Chet Duncan operates as a quiet mentor who models how to look beneath quirks to character. His remark that Juli has an “iron backbone” reframes her behavior for Bryce, transforming what once seemed embarrassing into evidence of moral fiber. That catalytic insight helps Bryce reassess his priorities and himself. (Chapter 7-8 Summary)
Rick Loski and Robert Baker function as foils that map two paths of adulthood. Rick’s snobbery and snap judgments offer Bryce an easy, hollow template: protect appearances, belittle difference, avoid hard truths. Robert’s steady decency—his work ethic, artistic perspective, and quiet sacrifices—models the kind of substance Juli learns to prize and Bryce ultimately tries to emulate.
Symbolic Elements
The Sycamore Tree. The tree compresses the theme into an image: height as insight. From its branches, Juli discovers that the “whole” is richer than the parts; when Bryce plants a new sapling, he enacts his desire to share that elevated perspective and to root himself in it.

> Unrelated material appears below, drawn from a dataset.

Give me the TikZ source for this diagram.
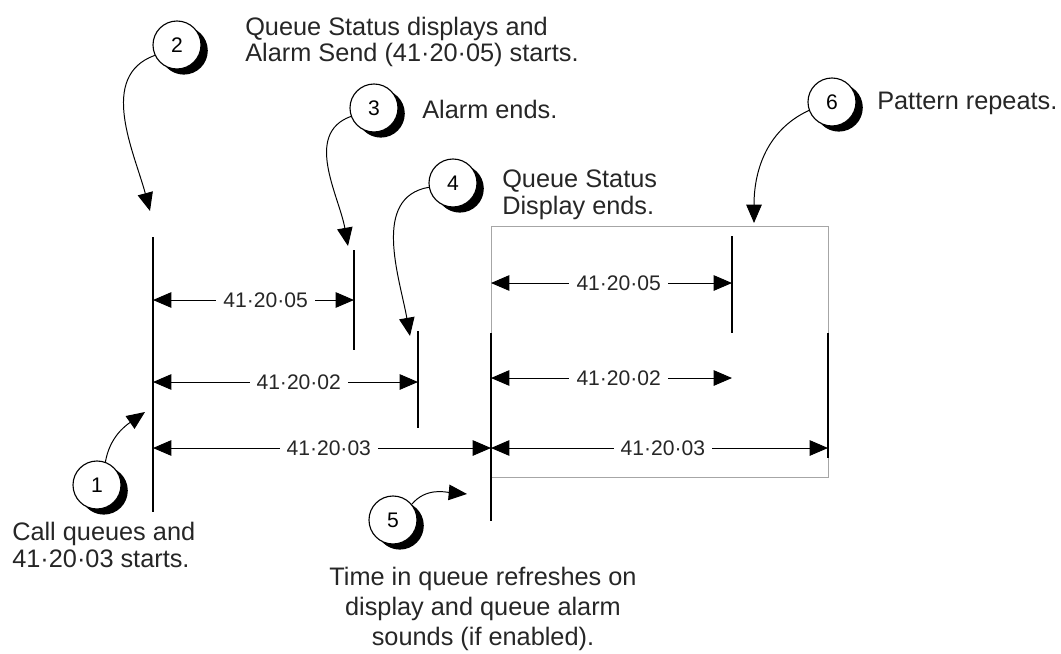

The Eggs. Juli’s eggs symbolize unguarded generosity and trust. Bryce’s secret disposal reduces a gift to garbage, exposing his fear of judgment; confronting the truth cracks their childhood dynamic and makes room for honesty.
The Bakers’ Yard. What begins as an emblem of mess—easy fodder for the Loskis’ contempt—becomes a sign of agency and layered family history. As Juli cultivates the yard, the novel reframes surface “disorder” as context, care, and growth in progress.
Contemporary Relevance
In a world curated by likes, filters, and public performances, Flipped argues for the slow work of discernment: asking what’s real, who’s kind when no one is looking, and whether our choices are ours or inherited. Adolescents still face the pressures Juli and Bryce navigate—peer approval, parental scripts, and the risk of standing alone. The novel’s insistence on perspective, empathy, and earned respect offers a counter-story to instant judgment, reminding readers that character grows through uncomfortable reckonings and courageous do-overs.
Essential Quote
“A painting is more than the sum of its parts,” he would tell me... I understood what he was saying, but I never felt what he was saying until one day when I was up in the sycamore tree.
This line crystallizes the book’s central lesson: maturity begins when we learn to see wholes, not fragments—people, families, and choices included. Juli’s felt understanding in the tree becomes the moral lens of the novel, guiding her to reevaluate Bryce and inspiring Bryce to climb—figuratively—toward that same wider view.